Du haut de la terrasse d'atterrissage rien ne filtrait. Des gardes de corps, des vigiles et moult projecteurs tout autour dirégés vers les terrasses et immeubles avoisinantes. Les coups de flashs indiscrets sont contrés par les fortes lumières aveuglantes. Ça frôle un peu une outrecuidance digne d'une Amérique conquérante. Car il faut une réelle dose de confiance en soi pour qu'un tournage en pleine métropole tiers-mondiste se déroulât au vu de tous et discrètement à la fois ! La vérité est que réellement rien n'est sorti de ces deux jours. Les quotidiens ont parlé d'un hélicoptère qui a gêné le sommeil des Casablancais et d'un tournage sans aucun détail de plus ! Mais il est vrai que l'enjeu cinéma ici est de taille. Avec essentiellement la présence d'une star. Avec ce qui s'ensuit d'assurances, de contrats, de limites de temps à honorer et de capitaux faramineux engagés, ce lot d'une major de cinéma !
Habillé d'un pantalon et chemise ensanglantée, sali de poussières et de taches diverses, une barbe de trois jours, le visage hagard, Brad Pitt a fait irruption sur la terrasse de la clinique. Il a créé un tollé engendré par les vivas et les cris enthousiastes de jeunes spectatrices collées aux murets des immeubles avoisinants. Elles n'en croyaient pas leurs yeux qu'un tel adonis des temps modernes soit là, tout près et non pas une image idéalisée sur l'écran ! Comme quoi nos villes et Casablanca en particulier sont bien des villes du monde n'en déplaît aux intégristes de tous bords, et que l'Amérique est bien ancrée dans les esprits et les mentalités de tous à travers ses icônes !
Brad Pitt était à la hauteur de sa renommée. Sérieux, discret, silencieux mais non moins soucieux de son jeu. Les quelques cinq ou six prises qu'il fallait faire ou refaire n'ont en aucun cas entamé la qualité de ses gestes d'acteur professionnel. Il suivait à lettre les recommandations multiples du réalisateur ou de son premier assistant. La fatigue ne dessinait aucune ride sur son visage. Voilà ce qu'être star voulait dire. De minuit jusqu'à sept heures du matin !

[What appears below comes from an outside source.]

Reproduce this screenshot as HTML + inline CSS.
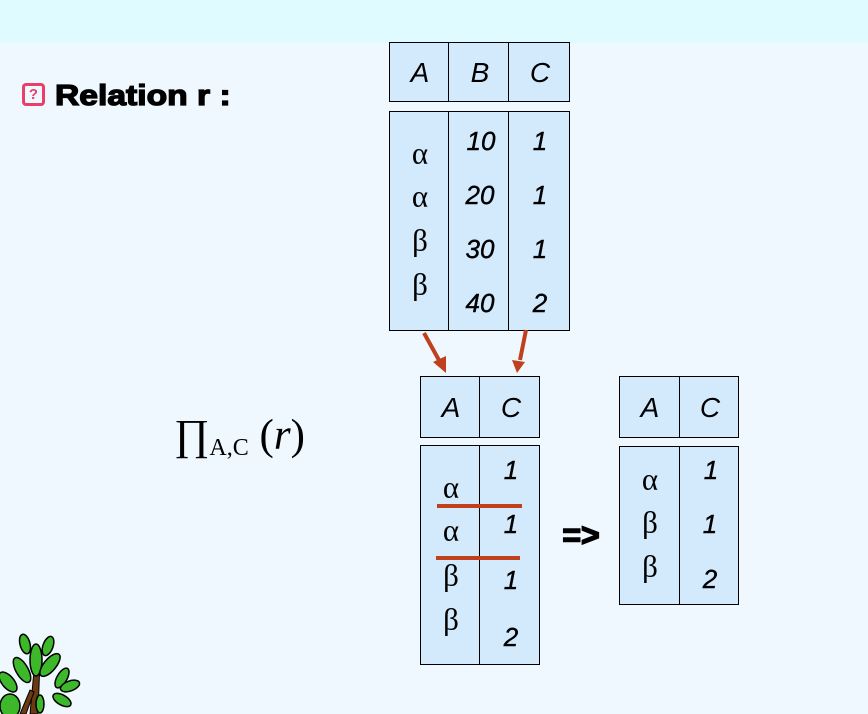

Il revenait sans cesse sur le "plateau" jouer son rôle, flanqué de son garde de corps, après avoir entre temps ingurgiter debout ou adossé à quelque machine, deux verres de thé bien chaud servi dans une petite thiére d'argent. L'homme n'a pas manqué de saluer de sa main furtivement une admiratrice de l'ombre proche qui lui criait : " Brad, I love you" ! Sans s'en étonner un peu car l'homme remontant le couloir où le brancard devrait glisser, s'est retourné en entendant son prénom ! C'était la seule fois où ses yeux avaient marqué un ton autre. Ne s'attendait-il pas à avoir des midinettes fans ici de l'autre côté des Amériques ? Car il avait un regard mi chaud mi froid, presque neutre s'il n'y avait cette lenteur qui oblige au respect et l'attention, et qui est forcement le fruit d'une longue éducation sur les plateaux de tournage à travers le monde. Il faut y ajouter sûrement l'apport de sa personne elle-même qui a sa propre séduction innée.

Un bol de soupe marocaine au secours du matin d'un cinéaste

À vrai dire, le duo Pitt et Alejandro marche comme une machine très bien huilée, rodée, et allant de soi puisque au mot "action" la scène naît réelle et vivante. Et ce qui peut se dire sur la star est valable aussi pour le cinéaste mexicain. Car la machine cinéaste/acteur se déclenche à la fin d'un processus de préparation pointilleuse répartie entre l'appartement louée pour l'habillage, le bas étage de la clinique, la ruelle adjacente et la terrasse. La fourmilière d'un film américain ! Ainsi le duo donne en réalité la dernière touche à une entreprise organisée au détail près. Et nous, ces silhouettes d'un décor de nuit, on était obligés de rester campés sur nos pieds, habillés pour la circonstance demandée, et contraints à refaire les mêmes gestes demandés à chaque prise. On était, pour notre bonheur, bien placés pour sentir le degré de professionnalisme exigé. Il n'était guère question de rouspéter, loin de là, du moment que le plaisir est plus fortement ressenti malgré la fatigue d'un nuit sans sommeil. Et puis est-il admissible de "laisser tomber" face à ces Américains qui travaillent à cent à l'heure (des Américains créateurs en tous cas). La scène de l'atterrissage de l'hélicoptère a exigé presque douze heures ! Et quand l'assistante apporte au cinéaste un bol de harira, cette soupe marocaine à la recette complexe et variée, il la savoure, debout et à petites gorgés avec beaucoup de satisfaction et il déclare juste après la fin du tournage créant une avalanche d'applaudissements de la part de tous. Une libération qui suit un plaisir. Et la silhouette que je suis peut aller dormir. J'ai eu un matin de fin de tournage nocturne qui se manifestait tel un vrai moment de mérite.